### DO THIS:
Reproduce all the material exactly, minus any pictures it holds.

### DATA LINES:
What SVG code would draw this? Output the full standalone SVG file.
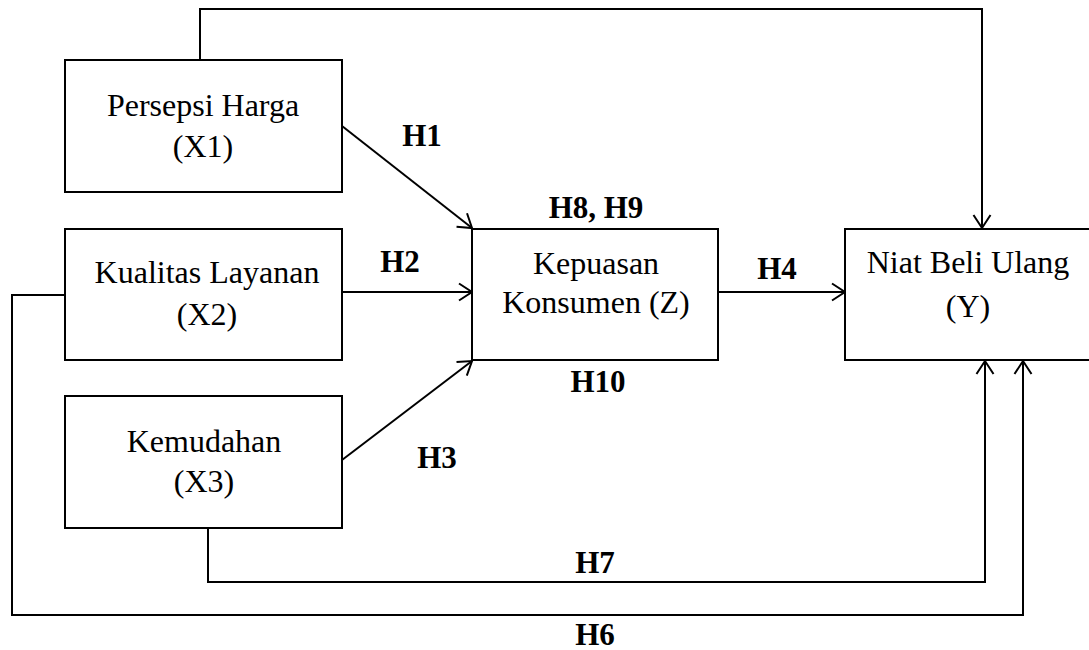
<svg xmlns="http://www.w3.org/2000/svg" width="1089" height="650" viewBox="0 0 1089 650">
<style>
.box{fill:#fff;stroke:#000;stroke-width:2}
.t{font-family:"Liberation Serif","Times New Roman",serif;font-size:32px;fill:#000;text-anchor:middle}
.b{font-family:"Liberation Serif","Times New Roman",serif;font-size:31px;font-weight:bold;fill:#000;text-anchor:middle}
.c{fill:none;stroke:#000;stroke-width:2}
</style>
<defs>
<marker id="ah" markerUnits="userSpaceOnUse" markerWidth="20" markerHeight="20" refX="14" refY="10" orient="auto">
<path d="M1,1.5 L14,10 L1,18.5" fill="none" stroke="#000" stroke-width="2"/>
</marker>
</defs>
<rect width="1089" height="650" fill="#fff"/>
<g id="connectors">
<path class="c" d="M200,60 V9 H982 V228" marker-end="url(#ah)"/>
<path class="c" d="M342,126 L472,228" marker-end="url(#ah)"/>
<path class="c" d="M342,292 H472" marker-end="url(#ah)"/>
<path class="c" d="M342,460 L472,361" marker-end="url(#ah)"/>
<path class="c" d="M718,292 H845" marker-end="url(#ah)"/>
<path class="c" d="M208,528 V582 H985 V361" marker-end="url(#ah)"/>
<path class="c" d="M65,295 H12 V615 H1023 V361" marker-end="url(#ah)"/>
</g>
<g id="labels">
<text class="b" x="422" y="146">H1</text>
<text class="b" x="400" y="272">H2</text>
<text class="b" x="437" y="468">H3</text>
<text class="b" x="777" y="279">H4</text>
<text class="b" x="596" y="218">H8, H9</text>
<text class="b" x="598" y="392">H10</text>
<text class="b" x="595" y="573">H7</text>
<text class="b" x="595" y="645">H6</text>
</g>
<g id="X1">
<rect class="box" x="65" y="60" width="277" height="132"/>
<text class="t" x="203" y="116">Persepsi Harga</text>
<text class="t" x="203" y="157">(X1)</text>
</g>
<g id="X2">
<rect class="box" x="65" y="229" width="277" height="131"/>
<text class="t" x="207" y="283">Kualitas Layanan</text>
<text class="t" x="207" y="325">(X2)</text>
</g>
<g id="X3">
<rect class="box" x="65" y="396" width="277" height="132"/>
<text class="t" x="204" y="452">Kemudahan</text>
<text class="t" x="204" y="492">(X3)</text>
</g>
<g id="Z">
<rect class="box" x="472" y="229" width="246" height="131"/>
<text class="t" x="596" y="274">Kepuasan</text>
<text class="t" x="596" y="313">Konsumen (Z)</text>
</g>
<g id="Y">
<rect class="box" x="845" y="229" width="246" height="131"/>
<text class="t" x="968" y="273">Niat Beli Ulang</text>
<text class="t" x="968" y="317">(Y)</text>
</g>
</svg>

### THE RESULT:
What SVG code would draw this? Output the full standalone SVG file.
<svg xmlns="http://www.w3.org/2000/svg" width="1089" height="650" viewBox="0 0 1089 650">
<style>
.box{fill:#fff;stroke:#000;stroke-width:2}
.t{font-family:"Liberation Serif","Times New Roman",serif;font-size:32px;fill:#000;text-anchor:middle}
.b{font-family:"Liberation Serif","Times New Roman",serif;font-size:31px;font-weight:bold;fill:#000;text-anchor:middle}
.c{fill:none;stroke:#000;stroke-width:2}
</style>
<defs>
<marker id="ah" markerUnits="userSpaceOnUse" markerWidth="20" markerHeight="20" refX="14" refY="10" orient="auto">
<path d="M1,1.5 L14,10 L1,18.5" fill="none" stroke="#000" stroke-width="2"/>
</marker>
</defs>
<rect width="1089" height="650" fill="#fff"/>
<g id="connectors">
<path class="c" d="M200,60 V9 H982 V228" marker-end="url(#ah)"/>
<path class="c" d="M342,126 L472,228" marker-end="url(#ah)"/>
<path class="c" d="M342,292 H472" marker-end="url(#ah)"/>
<path class="c" d="M342,460 L472,361" marker-end="url(#ah)"/>
<path class="c" d="M718,292 H845" marker-end="url(#ah)"/>
<path class="c" d="M208,528 V582 H985 V361" marker-end="url(#ah)"/>
<path class="c" d="M65,295 H12 V615 H1023 V361" marker-end="url(#ah)"/>
</g>
<g id="labels">
<text class="b" x="422" y="146">H1</text>
<text class="b" x="400" y="272">H2</text>
<text class="b" x="437" y="468">H3</text>
<text class="b" x="777" y="279">H4</text>
<text class="b" x="596" y="218">H8, H9</text>
<text class="b" x="598" y="392">H10</text>
<text class="b" x="595" y="573">H7</text>
<text class="b" x="595" y="645">H6</text>
</g>
<g id="X1">
<rect class="box" x="65" y="60" width="277" height="132"/>
<text class="t" x="203" y="116">Persepsi Harga</text>
<text class="t" x="203" y="157">(X1)</text>
</g>
<g id="X2">
<rect class="box" x="65" y="229" width="277" height="131"/>
<text class="t" x="207" y="283">Kualitas Layanan</text>
<text class="t" x="207" y="325">(X2)</text>
</g>
<g id="X3">
<rect class="box" x="65" y="396" width="277" height="132"/>
<text class="t" x="204" y="452">Kemudahan</text>
<text class="t" x="204" y="492">(X3)</text>
</g>
<g id="Z">
<rect class="box" x="472" y="229" width="246" height="131"/>
<text class="t" x="596" y="274">Kepuasan</text>
<text class="t" x="596" y="313">Konsumen (Z)</text>
</g>
<g id="Y">
<rect class="box" x="845" y="229" width="246" height="131"/>
<text class="t" x="968" y="273">Niat Beli Ulang</text>
<text class="t" x="968" y="317">(Y)</text>
</g>
</svg>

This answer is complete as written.